Nature Notes from Argyll
(and occasionally other places)

Tue 20 May 2008

Losgann Lornach

This morning we had a Seil Natural History Group midweek walk to the Toad of Lorn, which is the hill in the picture above.  If you can't see the resemblance to a toad there's no hope for you...

It was a very calm day with the sun more in than out.  There were a lot of Small Heath butterflies about, also a yellow moth with black spots which wouldn't settle long enough for a photo.  We heard a Blackcap singing in the woods on Seil from across the sound.

Eilean nam Beathach

Here's a view of the islands to the west after gaining a little height on the mainland side of the Clachan Sound.

Sun 25 May 2008 Inveroran

Pinus sylvestris ssp scotica   Trientalis europaea

There are remnants of native Scots Pine forest here.  The trees have a reddish-brown tint to their upper bark which distinguishes them from other types of pine.  Chickweed Wintergreen is a common flower in the area, not just under the pines but in all kinds of ground.  I hadn't seen it in any other part of Argyll, and didn't realise it came as far west as this. 

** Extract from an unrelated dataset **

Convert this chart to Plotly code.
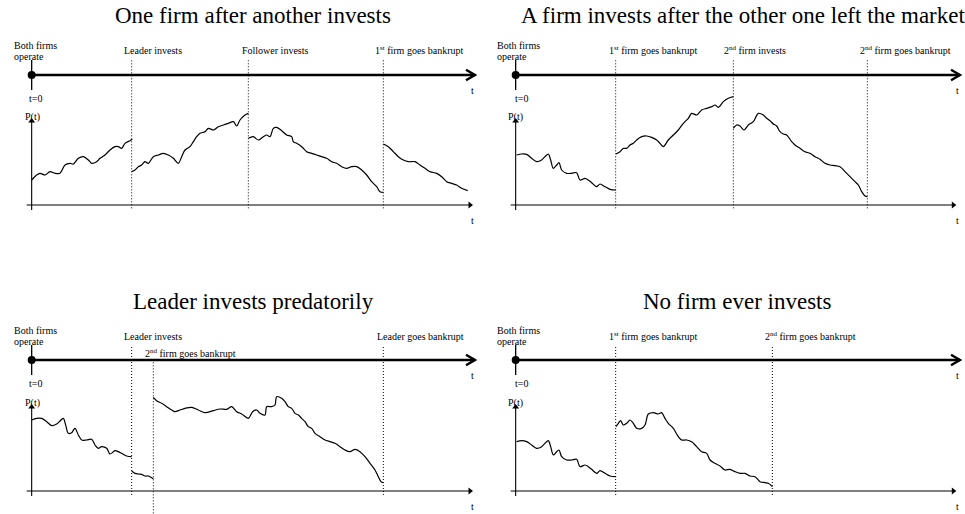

Vaccinium vitis-idaea   Listera cordata

Cowberry is a common undershrub below the pines, but Bilberry, whose paler leaves are in the lower right of the picture, is the one that blankets the ground, with patches of Heather.  The Lesser Twayblade, above right, is a small orchid that enjoys this habitat.  Cow-wheat is in its element here, and there's a fair bit of Bracken.  There were a lot of young birches and rowans springing up, but I didn't see any sign of pine regeneration.

Loch Tulla

Loch Tulla with birches and pines.  A fierce east wind was driving waves onto the stony shore.

Ranunculus flammula ssp flammula var flammula   Lasiocampa quercus callunae caterpillar

Lesser Spearwort is plentiful at the edge of the loch, often in a procumbent form, the stems rooting as they creep along to seek anchorage among the stones, which must get rolled about in weather like this.

This Northern Eggar caterpillar is on Bilberry, one of its foodplants.  It was the first I've seen in Argyll; they were commoner in Skye.  It's fattening up well, and will become a pupa at some point in the summer, to emerge as a moth in about a year's time.